West Bank Settlements: full marks to Mrs Clinton

In some earlier posts I have raised doubts as to whether Secretary of State Hillary Clinton is on the same page as President Obama on matters Middle Eastern, or whether she has some other agenda running.


I must acknowledge that she has given her President forceful and unambiguous support on the matter of Israeli settlements on the West Bank, which being on occupied territory are overwhelmingly (but not universally) regarded as illegal under international law. Although the settlements are generally recognised as an obstacle to an Israeli-Palestinian settlement, successive U.S. Administrations have usually treated us to a display of hand-wringing whenever they have been expanded, or whenever the subject comes up.


Not on this occasion, however. When they met in Washington recently President Obama told Mr Netanyahu that the matter had to be addressed, and Mrs Clinton has just spelled out exactly what that means. To quote the Australian Financial Review’s Washington correspondent Tony Walker in his piece on 29 May:


United States Secretary of State Hillary Clinton has employed the toughest language by a US official in years to urge Israel to halt all settlement activity in a significant escalation of pressure on the new Israeli Government.


Speaking at the State Department with Egyptian Foreign Minister Ahmed Aboul Gheit at her side, Mrs Clinton said President Barack Obama had made it clear that a complete cessation of all settlement-building was a precondition for progress towards Middle East peace.


“He wants to see a stop to settlements – not some settlements, not outposts, not ‘natural growth’ exceptions,” Mrs Clinton said in a clear reference to arguments by Israeli leaders that existing settlements should be allowed to “thicken” to accommodate an expanding population.


“We think it is in the best interests [of the peace process] that settlement expansion cease,” she said. “That is our position. That is what we have communicated clearly.
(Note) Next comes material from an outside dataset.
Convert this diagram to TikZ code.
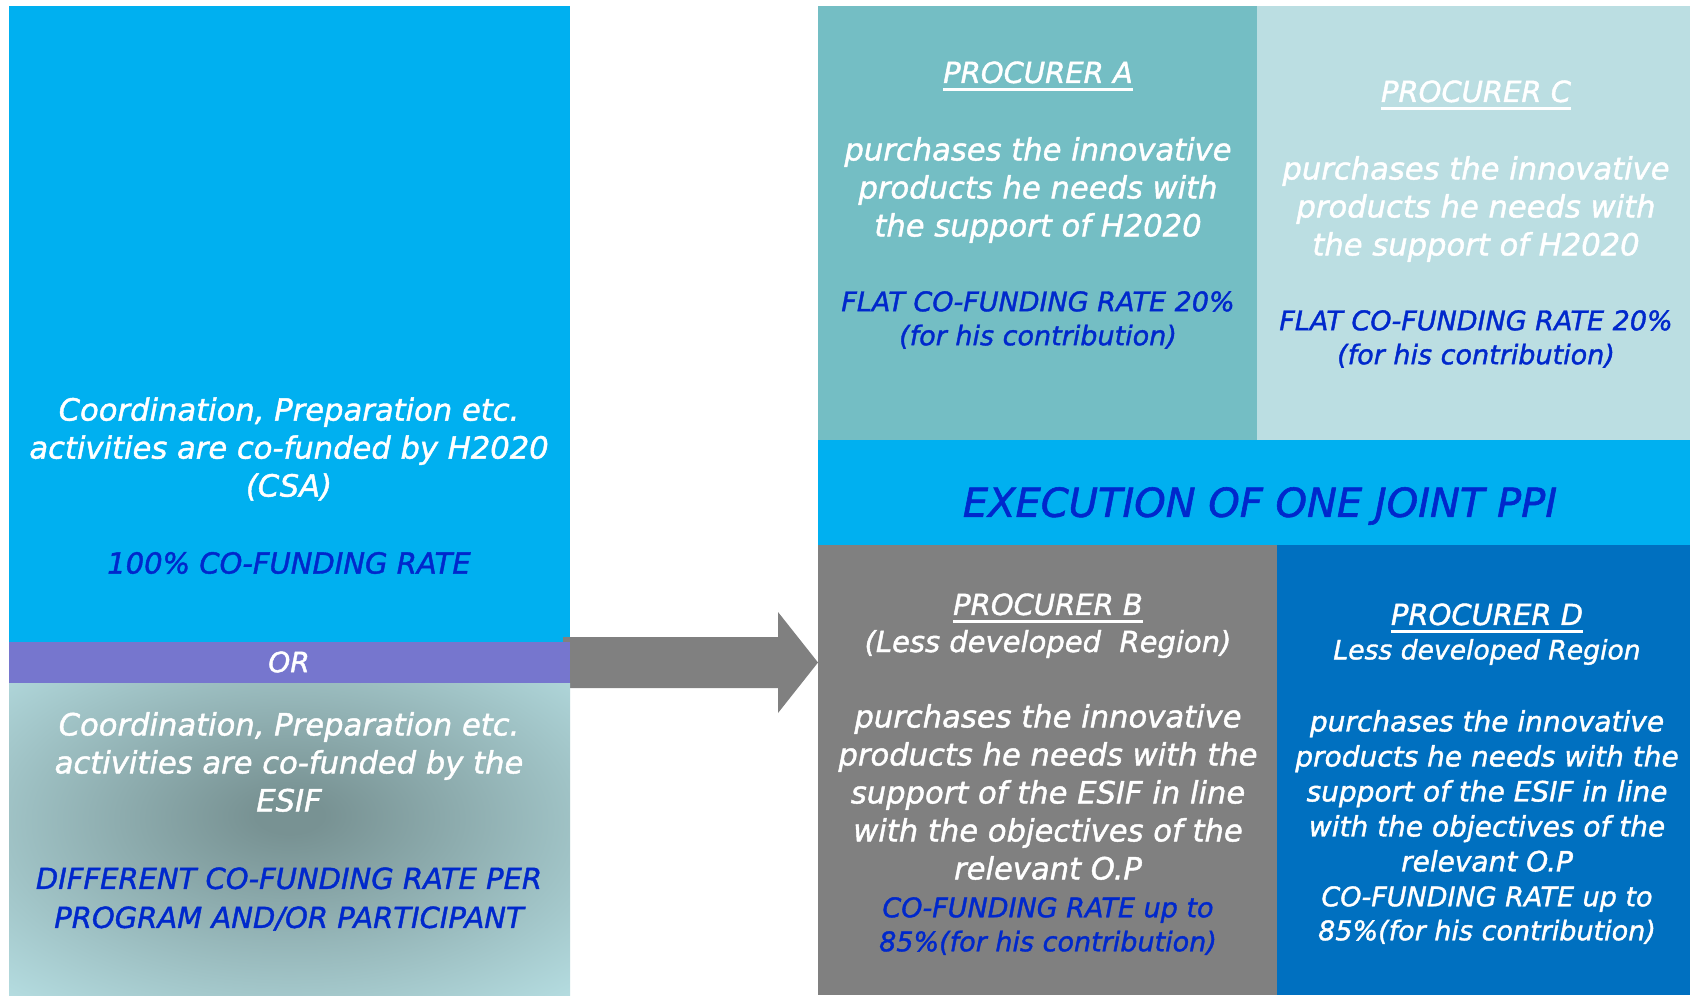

And we intend to press the point”.


Tony Walker noted that about half a million Jewish settlers live in the 121 settlements that have been established on the West Bank, and that the settler movement is an important element of Mr Netanyahu’s political base.


The US Administration is of course correct in regarding the settlements as an obstacle to a settlement with the Palestinians. They are meant to be. Former Prime Minister Ariel Sharon, who was an enthusiastic patron of the settler movement, saw the creation of a network of Israeli settlements as “changing the facts on the ground”, apparently believing that once a settlement was established it would have to remain.


Perhaps he was right, and perhaps that is the way forward, but not in the way Mr Sharon and other members of Likud and the settler movement intended. Their intent was that the settlements, once established, would have to become/remain part of Israel.


But what if the world were to apply normal legal principles to the settlements? One does not normally acquire title to someone else’s land by constructing illegal buildings on it, so why should this case be any different? If the peace negotiations start from the position that British Mandate Palestine is to be divided into two sovereign states (the only reasonable proposition, unless the Israelis and Palestinians were prepared to consider one sovereign state which seems unlikely), why would anything other than the 1967 boundaries define the part of the West Bank that is to be included in sovereign Palestine? The settlers are on the West Bank now, let them stay and become citizens of Palestine if they wish, just as there are Palestinian citizens of Israel.


Of course, as citizens of Israel the settlers could return to Israel if they wish, but there is no need for them to do so as long as they are content to be law-abiding citizens of the Palestinian State. They have made a free choice to live in what we used to call the Occupied Territories. We could respect that choice, now that it has happened, but they cannot bring Israeli sovereignty with them, and they cannot be allowed to exercise a veto over the options for a just settlement for the Palestinians, which is the only possible basis for a sustainable peace settlement.


This might sound radical, but what are the alternatives – the ghastliness of a “transfer of populations”, or further reduction of the small proportion of Mandate Palestine that the Palestinians can aspire to? Who knows, it might even be a step along the road to the two peoples learning to live together.


And once it became clear that settlements and settlers were to remain a part of Palestine, there would be no point in rushing to “thicken” them.